* The request *
Copy each line below exactly and leave the pictures out.
--- --- ---
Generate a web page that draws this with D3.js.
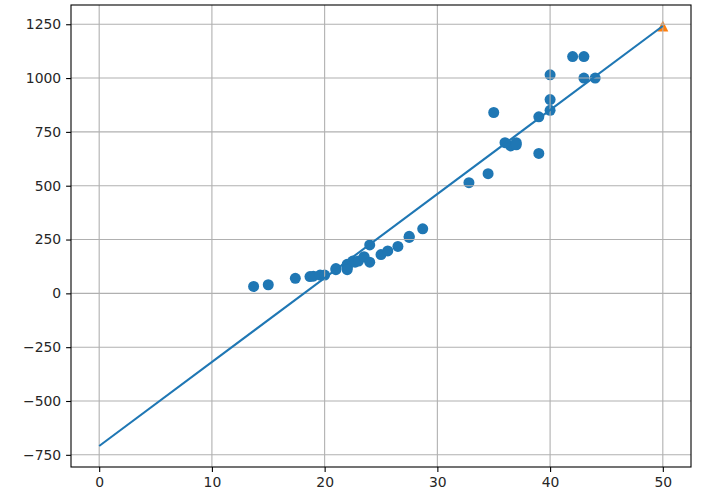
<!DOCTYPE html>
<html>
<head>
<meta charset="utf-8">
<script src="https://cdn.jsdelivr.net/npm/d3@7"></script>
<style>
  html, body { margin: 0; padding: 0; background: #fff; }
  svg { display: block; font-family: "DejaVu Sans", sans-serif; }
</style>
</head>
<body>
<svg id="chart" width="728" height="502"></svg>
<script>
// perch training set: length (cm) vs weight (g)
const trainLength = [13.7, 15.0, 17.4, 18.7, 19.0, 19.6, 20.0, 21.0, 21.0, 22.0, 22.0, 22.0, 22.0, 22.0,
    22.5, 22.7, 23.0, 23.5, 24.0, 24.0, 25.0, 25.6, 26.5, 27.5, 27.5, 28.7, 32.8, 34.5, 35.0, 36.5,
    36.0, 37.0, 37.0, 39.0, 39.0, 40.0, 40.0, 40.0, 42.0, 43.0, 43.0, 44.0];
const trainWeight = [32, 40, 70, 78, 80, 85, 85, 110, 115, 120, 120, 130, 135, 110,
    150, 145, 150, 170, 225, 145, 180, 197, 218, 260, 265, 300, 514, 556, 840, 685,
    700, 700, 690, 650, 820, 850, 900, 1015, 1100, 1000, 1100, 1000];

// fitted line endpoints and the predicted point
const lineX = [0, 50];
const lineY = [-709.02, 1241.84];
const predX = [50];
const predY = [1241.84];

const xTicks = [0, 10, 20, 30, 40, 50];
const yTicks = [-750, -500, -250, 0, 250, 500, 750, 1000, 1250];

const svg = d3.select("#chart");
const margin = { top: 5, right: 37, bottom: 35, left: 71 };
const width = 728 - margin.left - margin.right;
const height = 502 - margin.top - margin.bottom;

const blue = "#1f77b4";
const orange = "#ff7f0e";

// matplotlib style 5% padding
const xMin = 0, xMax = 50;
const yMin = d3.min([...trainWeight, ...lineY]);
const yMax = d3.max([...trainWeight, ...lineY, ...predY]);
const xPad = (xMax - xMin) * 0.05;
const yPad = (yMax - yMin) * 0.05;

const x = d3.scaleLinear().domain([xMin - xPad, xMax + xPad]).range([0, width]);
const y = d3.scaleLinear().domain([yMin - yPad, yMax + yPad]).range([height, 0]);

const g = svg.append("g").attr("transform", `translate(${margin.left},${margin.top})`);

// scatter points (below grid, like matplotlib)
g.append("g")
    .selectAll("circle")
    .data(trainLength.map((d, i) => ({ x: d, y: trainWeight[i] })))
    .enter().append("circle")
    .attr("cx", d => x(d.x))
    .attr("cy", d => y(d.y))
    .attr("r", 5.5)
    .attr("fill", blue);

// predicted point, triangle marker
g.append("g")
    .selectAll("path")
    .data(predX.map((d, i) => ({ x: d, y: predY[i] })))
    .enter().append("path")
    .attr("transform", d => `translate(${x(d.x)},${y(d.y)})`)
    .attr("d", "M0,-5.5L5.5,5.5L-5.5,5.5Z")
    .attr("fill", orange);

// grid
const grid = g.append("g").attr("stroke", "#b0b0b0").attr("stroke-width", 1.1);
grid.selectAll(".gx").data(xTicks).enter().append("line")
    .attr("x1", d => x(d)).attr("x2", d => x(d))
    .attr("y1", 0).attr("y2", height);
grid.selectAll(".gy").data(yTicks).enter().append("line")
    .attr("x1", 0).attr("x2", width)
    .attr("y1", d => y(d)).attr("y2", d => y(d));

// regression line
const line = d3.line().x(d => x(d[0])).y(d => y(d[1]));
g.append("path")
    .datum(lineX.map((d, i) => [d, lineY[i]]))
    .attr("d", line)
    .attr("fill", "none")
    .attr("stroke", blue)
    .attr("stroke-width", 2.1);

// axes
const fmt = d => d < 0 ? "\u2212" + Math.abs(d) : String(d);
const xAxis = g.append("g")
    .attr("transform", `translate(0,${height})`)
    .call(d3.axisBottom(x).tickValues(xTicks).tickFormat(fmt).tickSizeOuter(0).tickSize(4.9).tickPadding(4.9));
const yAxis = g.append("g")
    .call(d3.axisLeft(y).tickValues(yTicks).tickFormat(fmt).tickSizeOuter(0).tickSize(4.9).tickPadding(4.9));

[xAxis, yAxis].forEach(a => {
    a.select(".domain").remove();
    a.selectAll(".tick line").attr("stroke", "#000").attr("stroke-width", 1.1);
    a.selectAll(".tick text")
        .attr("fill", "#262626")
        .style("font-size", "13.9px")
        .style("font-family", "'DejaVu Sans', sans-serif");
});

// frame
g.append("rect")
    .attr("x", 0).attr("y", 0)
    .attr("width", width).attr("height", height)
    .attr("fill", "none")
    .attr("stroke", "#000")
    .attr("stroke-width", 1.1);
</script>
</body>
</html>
--- --- ---
* Exercise response *
Generate a web page that draws this with D3.js.
<!DOCTYPE html>
<html>
<head>
<meta charset="utf-8">
<script src="https://cdn.jsdelivr.net/npm/d3@7"></script>
<style>
  html, body { margin: 0; padding: 0; background: #fff; }
  svg { display: block; font-family: "DejaVu Sans", sans-serif; }
</style>
</head>
<body>
<svg id="chart" width="728" height="502"></svg>
<script>
// perch training set: length (cm) vs weight (g)
const trainLength = [13.7, 15.0, 17.4, 18.7, 19.0, 19.6, 20.0, 21.0, 21.0, 22.0, 22.0, 22.0, 22.0, 22.0,
    22.5, 22.7, 23.0, 23.5, 24.0, 24.0, 25.0, 25.6, 26.5, 27.5, 27.5, 28.7, 32.8, 34.5, 35.0, 36.5,
    36.0, 37.0, 37.0, 39.0, 39.0, 40.0, 40.0, 40.0, 42.0, 43.0, 43.0, 44.0];
const trainWeight = [32, 40, 70, 78, 80, 85, 85, 110, 115, 120, 120, 130, 135, 110,
    150, 145, 150, 170, 225, 145, 180, 197, 218, 260, 265, 300, 514, 556, 840, 685,
    700, 700, 690, 650, 820, 850, 900, 1015, 1100, 1000, 1100, 1000];

// fitted line endpoints and the predicted point
const lineX = [0, 50];
const lineY = [-709.02, 1241.84];
const predX = [50];
const predY = [1241.84];

const xTicks = [0, 10, 20, 30, 40, 50];
const yTicks = [-750, -500, -250, 0, 250, 500, 750, 1000, 1250];

const svg = d3.select("#chart");
const margin = { top: 5, right: 37, bottom: 35, left: 71 };
const width = 728 - margin.left - margin.right;
const height = 502 - margin.top - margin.bottom;

const blue = "#1f77b4";
const orange = "#ff7f0e";

// matplotlib style 5% padding
const xMin = 0, xMax = 50;
const yMin = d3.min([...trainWeight, ...lineY]);
const yMax = d3.max([...trainWeight, ...lineY, ...predY]);
const xPad = (xMax - xMin) * 0.05;
const yPad = (yMax - yMin) * 0.05;

const x = d3.scaleLinear().domain([xMin - xPad, xMax + xPad]).range([0, width]);
const y = d3.scaleLinear().domain([yMin - yPad, yMax + yPad]).range([height, 0]);

const g = svg.append("g").attr("transform", `translate(${margin.left},${margin.top})`);

// scatter points (below grid, like matplotlib)
g.append("g")
    .selectAll("circle")
    .data(trainLength.map((d, i) => ({ x: d, y: trainWeight[i] })))
    .enter().append("circle")
    .attr("cx", d => x(d.x))
    .attr("cy", d => y(d.y))
    .attr("r", 5.5)
    .attr("fill", blue);

// predicted point, triangle marker
g.append("g")
    .selectAll("path")
    .data(predX.map((d, i) => ({ x: d, y: predY[i] })))
    .enter().append("path")
    .attr("transform", d => `translate(${x(d.x)},${y(d.y)})`)
    .attr("d", "M0,-5.5L5.5,5.5L-5.5,5.5Z")
    .attr("fill", orange);

// grid
const grid = g.append("g").attr("stroke", "#b0b0b0").attr("stroke-width", 1.1);
grid.selectAll(".gx").data(xTicks).enter().append("line")
    .attr("x1", d => x(d)).attr("x2", d => x(d))
    .attr("y1", 0).attr("y2", height);
grid.selectAll(".gy").data(yTicks).enter().append("line")
    .attr("x1", 0).attr("x2", width)
    .attr("y1", d => y(d)).attr("y2", d => y(d));

// regression line
const line = d3.line().x(d => x(d[0])).y(d => y(d[1]));
g.append("path")
    .datum(lineX.map((d, i) => [d, lineY[i]]))
    .attr("d", line)
    .attr("fill", "none")
    .attr("stroke", blue)
    .attr("stroke-width", 2.1);

// axes
const fmt = d => d < 0 ? "\u2212" + Math.abs(d) : String(d);
const xAxis = g.append("g")
    .attr("transform", `translate(0,${height})`)
    .call(d3.axisBottom(x).tickValues(xTicks).tickFormat(fmt).tickSizeOuter(0).tickSize(4.9).tickPadding(4.9));
const yAxis = g.append("g")
    .call(d3.axisLeft(y).tickValues(yTicks).tickFormat(fmt).tickSizeOuter(0).tickSize(4.9).tickPadding(4.9));

[xAxis, yAxis].forEach(a => {
    a.select(".domain").remove();
    a.selectAll(".tick line").attr("stroke", "#000").attr("stroke-width", 1.1);
    a.selectAll(".tick text")
        .attr("fill", "#262626")
        .style("font-size", "13.9px")
        .style("font-family", "'DejaVu Sans', sans-serif");
});

// frame
g.append("rect")
    .attr("x", 0).attr("y", 0)
    .attr("width", width).attr("height", height)
    .attr("fill", "none")
    .attr("stroke", "#000")
    .attr("stroke-width", 1.1);
</script>
</body>
</html>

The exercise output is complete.